■ Supplied information
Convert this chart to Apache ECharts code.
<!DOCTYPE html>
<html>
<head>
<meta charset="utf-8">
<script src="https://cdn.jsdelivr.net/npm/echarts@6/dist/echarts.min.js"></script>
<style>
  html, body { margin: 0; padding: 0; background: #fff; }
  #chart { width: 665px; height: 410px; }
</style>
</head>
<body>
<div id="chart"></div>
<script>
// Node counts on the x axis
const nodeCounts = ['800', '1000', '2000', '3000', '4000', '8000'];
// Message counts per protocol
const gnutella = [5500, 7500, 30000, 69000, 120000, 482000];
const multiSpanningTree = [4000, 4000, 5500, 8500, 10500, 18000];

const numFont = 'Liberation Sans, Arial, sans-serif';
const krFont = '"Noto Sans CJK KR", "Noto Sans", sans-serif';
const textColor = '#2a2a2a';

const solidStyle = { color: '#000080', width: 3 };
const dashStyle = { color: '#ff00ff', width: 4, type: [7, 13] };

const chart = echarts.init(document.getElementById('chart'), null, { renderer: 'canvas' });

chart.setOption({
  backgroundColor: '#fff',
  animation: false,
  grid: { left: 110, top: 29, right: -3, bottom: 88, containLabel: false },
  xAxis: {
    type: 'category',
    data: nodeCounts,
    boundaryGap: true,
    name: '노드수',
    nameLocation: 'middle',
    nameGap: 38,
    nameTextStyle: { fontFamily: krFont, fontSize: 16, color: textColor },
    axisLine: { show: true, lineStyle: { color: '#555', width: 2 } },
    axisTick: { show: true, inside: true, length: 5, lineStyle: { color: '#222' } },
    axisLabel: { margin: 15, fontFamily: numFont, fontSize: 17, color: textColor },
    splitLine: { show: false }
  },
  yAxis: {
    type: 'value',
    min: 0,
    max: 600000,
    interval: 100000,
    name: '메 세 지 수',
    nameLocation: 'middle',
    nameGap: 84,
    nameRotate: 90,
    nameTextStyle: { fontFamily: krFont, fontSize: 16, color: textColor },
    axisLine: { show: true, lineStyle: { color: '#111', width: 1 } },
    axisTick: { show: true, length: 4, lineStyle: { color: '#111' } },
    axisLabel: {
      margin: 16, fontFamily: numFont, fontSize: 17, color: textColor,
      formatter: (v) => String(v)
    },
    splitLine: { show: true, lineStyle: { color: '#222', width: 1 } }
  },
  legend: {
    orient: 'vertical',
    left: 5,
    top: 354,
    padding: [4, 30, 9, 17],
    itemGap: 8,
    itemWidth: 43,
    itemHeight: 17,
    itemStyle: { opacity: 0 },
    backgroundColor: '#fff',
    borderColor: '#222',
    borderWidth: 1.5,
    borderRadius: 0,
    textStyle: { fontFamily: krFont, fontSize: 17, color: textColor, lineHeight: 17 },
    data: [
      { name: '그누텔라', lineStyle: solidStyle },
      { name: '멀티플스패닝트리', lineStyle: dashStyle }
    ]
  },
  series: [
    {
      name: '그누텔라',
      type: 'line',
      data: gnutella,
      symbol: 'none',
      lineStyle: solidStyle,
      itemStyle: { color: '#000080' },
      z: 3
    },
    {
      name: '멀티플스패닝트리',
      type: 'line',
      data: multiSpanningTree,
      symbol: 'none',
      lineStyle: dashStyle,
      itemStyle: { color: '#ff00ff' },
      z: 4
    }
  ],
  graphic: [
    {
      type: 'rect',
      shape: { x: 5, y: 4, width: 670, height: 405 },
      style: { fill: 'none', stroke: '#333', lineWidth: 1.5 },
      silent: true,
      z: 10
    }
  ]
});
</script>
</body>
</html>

■ Your instructions
Make an exact copy of the data above.

■ Expected answer
Convert this chart to Apache ECharts code.
<!DOCTYPE html>
<html>
<head>
<meta charset="utf-8">
<script src="https://cdn.jsdelivr.net/npm/echarts@6/dist/echarts.min.js"></script>
<style>
  html, body { margin: 0; padding: 0; background: #fff; }
  #chart { width: 665px; height: 410px; }
</style>
</head>
<body>
<div id="chart"></div>
<script>
// Node counts on the x axis
const nodeCounts = ['800', '1000', '2000', '3000', '4000', '8000'];
// Message counts per protocol
const gnutella = [5500, 7500, 30000, 69000, 120000, 482000];
const multiSpanningTree = [4000, 4000, 5500, 8500, 10500, 18000];

const numFont = 'Liberation Sans, Arial, sans-serif';
const krFont = '"Noto Sans CJK KR", "Noto Sans", sans-serif';
const textColor = '#2a2a2a';

const solidStyle = { color: '#000080', width: 3 };
const dashStyle = { color: '#ff00ff', width: 4, type: [7, 13] };

const chart = echarts.init(document.getElementById('chart'), null, { renderer: 'canvas' });

chart.setOption({
  backgroundColor: '#fff',
  animation: false,
  grid: { left: 110, top: 29, right: -3, bottom: 88, containLabel: false },
  xAxis: {
    type: 'category',
    data: nodeCounts,
    boundaryGap: true,
    name: '노드수',
    nameLocation: 'middle',
    nameGap: 38,
    nameTextStyle: { fontFamily: krFont, fontSize: 16, color: textColor },
    axisLine: { show: true, lineStyle: { color: '#555', width: 2 } },
    axisTick: { show: true, inside: true, length: 5, lineStyle: { color: '#222' } },
    axisLabel: { margin: 15, fontFamily: numFont, fontSize: 17, color: textColor },
    splitLine: { show: false }
  },
  yAxis: {
    type: 'value',
    min: 0,
    max: 600000,
    interval: 100000,
    name: '메 세 지 수',
    nameLocation: 'middle',
    nameGap: 84,
    nameRotate: 90,
    nameTextStyle: { fontFamily: krFont, fontSize: 16, color: textColor },
    axisLine: { show: true, lineStyle: { color: '#111', width: 1 } },
    axisTick: { show: true, length: 4, lineStyle: { color: '#111' } },
    axisLabel: {
      margin: 16, fontFamily: numFont, fontSize: 17, color: textColor,
      formatter: (v) => String(v)
    },
    splitLine: { show: true, lineStyle: { color: '#222', width: 1 } }
  },
  legend: {
    orient: 'vertical',
    left: 5,
    top: 354,
    padding: [4, 30, 9, 17],
    itemGap: 8,
    itemWidth: 43,
    itemHeight: 17,
    itemStyle: { opacity: 0 },
    backgroundColor: '#fff',
    borderColor: '#222',
    borderWidth: 1.5,
    borderRadius: 0,
    textStyle: { fontFamily: krFont, fontSize: 17, color: textColor, lineHeight: 17 },
    data: [
      { name: '그누텔라', lineStyle: solidStyle },
      { name: '멀티플스패닝트리', lineStyle: dashStyle }
    ]
  },
  series: [
    {
      name: '그누텔라',
      type: 'line',
      data: gnutella,
      symbol: 'none',
      lineStyle: solidStyle,
      itemStyle: { color: '#000080' },
      z: 3
    },
    {
      name: '멀티플스패닝트리',
      type: 'line',
      data: multiSpanningTree,
      symbol: 'none',
      lineStyle: dashStyle,
      itemStyle: { color: '#ff00ff' },
      z: 4
    }
  ],
  graphic: [
    {
      type: 'rect',
      shape: { x: 5, y: 4, width: 670, height: 405 },
      style: { fill: 'none', stroke: '#333', lineWidth: 1.5 },
      silent: true,
      z: 10
    }
  ]
});
</script>
</body>
</html>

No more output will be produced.